Dans cette dernière prise de position, l’entreprise affirme qu’elle ne laissera personne sur le bord de la route. Même si des métiers venaient à disparaître, l’entreprise s’engage à maintenir dans l’emploi tous ses salariés. Quitte à organiser et financer des reconversions en interne si besoin. De même, pour les métiers très impactés, mais pas menacés, l’entreprise s’engage à former proactivement et rapidement ses équipes. Côté RH, c’est une position plus confortable, mais pas simple pour autant : y aura-t-il assez de postes ouverts pour faire face aux mobilités et reconversions envisagées ? Y aura-t-il assez de budget pour former vite et bien tous les salariés qui en ont besoin ?
Le tout sans oublier l’articulation avec le droit du travail, qui implique de consulter les représentants du personnel dans ces situations, et de respecter les procédures légales lorsqu’il y aura des modifications des contrats de travail et des éventuelles suppressions de poste.
Les postures et les compétences des RH seront mises à rude épreuve pour, une nouvelle fois, conduire le changement et/ou faire de la gestion de crise. Qui a dit que la fonction RH n’avait pas un rôle stratégique ?
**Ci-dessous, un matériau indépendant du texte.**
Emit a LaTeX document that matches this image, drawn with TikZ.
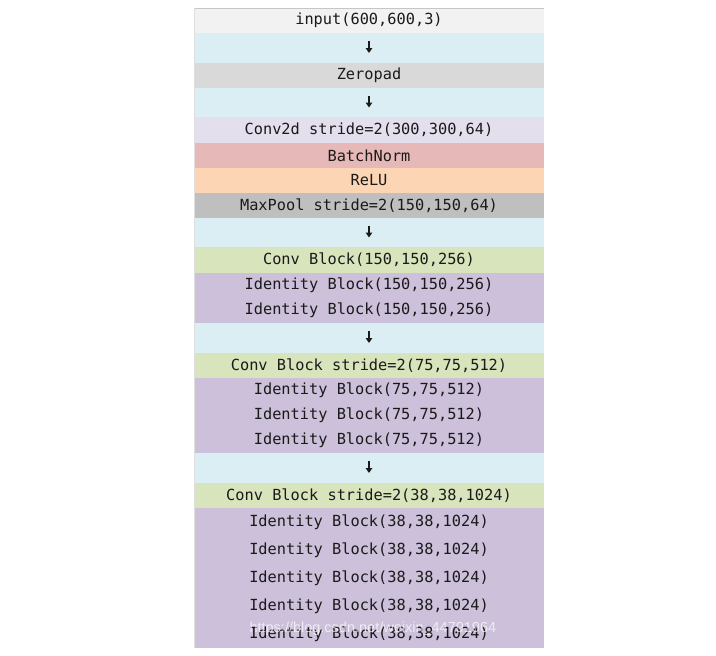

Pour réussir ces défis, quelques bonnes pratiques recommandées par les RH que j’ai pu interviewer :
- informez et formez-vous, pour avoir les moyens de bien comprendre et de mener ces changements ;
- impliquez les managers, à toutes les étapes, aussi tôt que possible ;
- sollicitez vos pairs, à savoir des RH d’autres entreprises, pour savoir quelles stratégies ils mènent de leur côté, et quels sont leurs premiers retours d’expérience.